There were more Catholics in attendance than I typically saw at my childhood parish on an average Sunday (or my local neighborhood Catholic Church today). I remember that struck me. I remember the church itself was very pretty in a somewhat neo-Gothic but with a distinctly Chinese flair particularly on the inside. It was the Xuanwumen Catholic Church if I’m remembering correctly. One thing that was kind of odd is how the church itself is hidden behind a wall to minimize exposure of both the congregation to the public and the public to the congregation. I also remember the Jesuit who was our guide on this particular trip definitely advising caution, as these Catholics we were visiting are able to practice their faith, they’re not able to do so entirely openly. But the hope was the continuing opening of their culture would extend to religion as well in the coming years. That apparently did not happen if they’re cracking down in this way.


#6

Will the Chinese government really protect these Christians from hardcore communists?


#7

Well considering it’s the Chinese government cracking down on these Christians… I wouldn’t think so.


#8

To be fair to China, those responsible have been detained by police. Time will tell what action is taken against them.


#9

Praying for the repose of her soul & for her family.


#10

Thanks, Padres. :slight_smile: I’m always interested to hear details about Christians who are forced to practice as underground communities. Hopefully it won’t come to that in China. The diplomacy of it requires sensitivity, a’la the Vatican’s relations with the Third Reich. The Pope had to be exceedingly careful to outwardly walk the razor’s edge of not outrightly attacking Hitler, because that would have resulted in the most terrible violence inflicted upon Germany’s Catholics, while at the same time funding and orchestrating underground anti-Nazi resistance movements all across Europe. Somewhat of a similar approach may someday be necessary to help China’s Catholics.
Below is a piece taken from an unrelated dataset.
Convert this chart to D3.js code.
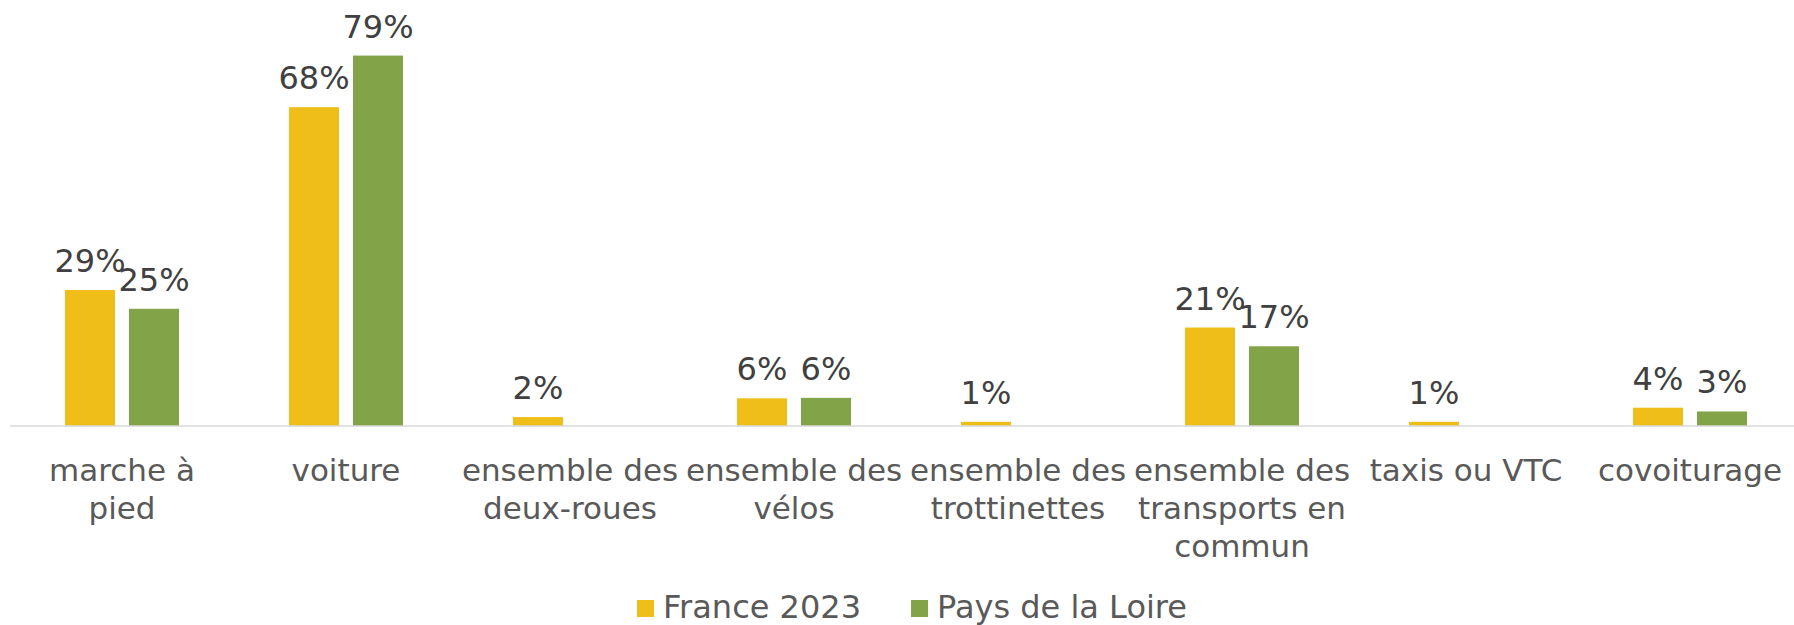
<!DOCTYPE html>
<html>
<head>
<meta charset="utf-8">
<script src="https://cdn.jsdelivr.net/npm/d3@7"></script>
<style>
  html, body { margin: 0; padding: 0; background: #fff; }
  svg { display: block; font-family: "DejaVu Sans", Verdana, sans-serif; }
</style>
</head>
<body>
<svg id="chart" width="1794" height="625"></svg>
<script>
// categories (line breaks as in the original labels)
const categories = [
  "marche à\npied",
  "voiture",
  "ensemble des\ndeux-roues",
  "ensemble des\nvélos",
  "ensemble des\ntrottinettes",
  "ensemble des\ntransports en\ncommun",
  "taxis ou VTC",
  "covoiturage"
]
const seriesNames = ["France 2023", "Pays de la Loire"]
const seriesColors = ["#F0BE19", "#82A348"]

// values in % (null = no bar)
const france2023 = [29, 68, 1.9, 5.9, 0.9, 21, 0.9, 3.9]
const paysDeLaLoire = [25, 79, null, 6.0, null, 17, null, 3.1]

const W = 1794, H = 625
const baseY = 426

const svg = d3.select("#chart")

const x0 = d3.scaleBand()
  .domain(categories)
  .range([10, 1802])
  .paddingInner(0).paddingOuter(0)

const x1 = d3.scaleBand()
  .domain(seriesNames)
  .range([0, x0.bandwidth()])
  .paddingInner(0.21875)
  .paddingOuter(0.859375)

const y = d3.scaleLinear()
  .domain([0, 90])
  .range([baseY, 4])

const color = d3.scaleOrdinal().domain(seriesNames).range(seriesColors)

const rows = categories.map((c, i) => ({
  cat: c,
  vals: [
    { s: seriesNames[0], v: france2023[i] },
    { s: seriesNames[1], v: paysDeLaLoire[i] }
  ].filter(d => d.v != null)
}))

const fmt = v => d3.format(".0f")(v) + "%"

const groups = svg.append("g")
  .selectAll("g")
  .data(rows)
  .enter()
  .append("g")
  .attr("transform", d => `translate(${x0(d.cat)},0)`)

groups.selectAll("rect")
  .data(d => d.vals)
  .enter()
  .append("rect")
  .attr("x", d => x1(d.s))
  .attr("width", x1.bandwidth())
  .attr("y", d => y(d.v))
  .attr("height", d => baseY - y(d.v))
  .style("fill", d => color(d.s))

groups.selectAll("text")
  .data(d => d.vals)
  .enter()
  .append("text")
  .attr("x", d => x1(d.s) + x1.bandwidth() / 2)
  .attr("y", d => y(d.v) - 18)
  .attr("text-anchor", "middle")
  .style("font-size", "32px")
  .style("fill", "#404040")
  .text(d => fmt(d.v))

// x axis
const xAxis = svg.append("g")
  .attr("transform", `translate(0,${baseY})`)
  .call(d3.axisBottom(x0).tickSize(0).tickSizeOuter(0))
  .attr("font-family", null)
  .attr("font-size", null)

xAxis.select(".domain")
  .attr("stroke", "#D9D9D9")
  .attr("stroke-width", 1.5)
  .attr("d", `M10,0H${W}`)

xAxis.selectAll(".tick text").each(function(d) {
  const t = d3.select(this)
  t.text(null).attr("y", null).attr("dy", null)
    .style("font-family", '"DejaVu Sans", Verdana, sans-serif')
    .style("font-size", "31px")
    .style("fill", "#595959")
  d.split("\n").forEach((line, i) => {
    t.append("tspan").attr("x", 0).attr("y", 55 + i * 38).text(line)
  })
})

// legend
const legend = svg.append("g")
let lx = 637
seriesNames.forEach((s, i) => {
  const g = legend.append("g").attr("transform", `translate(${lx},0)`)
  g.append("rect")
    .attr("x", 0).attr("y", 600)
    .attr("width", 17).attr("height", 17)
    .style("fill", color(s))
  const t = g.append("text")
    .attr("x", 26).attr("y", 618)
    .style("font-size", "32px")
    .style("fill", "#595959")
    .text(s)
  lx += 26 + t.node().getComputedTextLength() + 50
})
</script>
</body>
</html>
Unfortunately, it sounds like that someday may be soon.


#11

I read a couple of months ago that 20, 000 were baptized at Easter.


#12

The Pope also has to walk the same razor’s edge when it comes to Christians in the Middle East.


#13

When it comes to ISIS, though, diplomacy is useless and meaningless. Maybe they could be slightly more Satanic and cruel toward “Nazarenes” than they already are, but it’s hard to imagine how. When it comes to the Middle East, the Pope should publicly question whether Saudi Arabia, Israel and the United States are actually responsible for ISIS, and even in control of them. The idea being to publicly shame them into doing something. So actually, I don’t think the same kind of delicacy is required in the Middle East, at least as far as ISIS goes. It would be far better if Francis put pressure on the US and it’s allies to actually fight ISIS alongside Russia and Syria, rather than arming and protecting them as they are now, and as they have been all along. Imagine if Francis raised questions publicly about the CIA’s jihadist training facilities in Jordan, for instance: it might force the West to do something about the vile genocide Christians are in the midst of.

To approach China with anything remotely resembling aggression, though, would very likely cause them to clamp down on Catholics worse than they already are. Things could be worse for Christians in China, but things actually couldn’t be too much worse for Christians in the Middle East.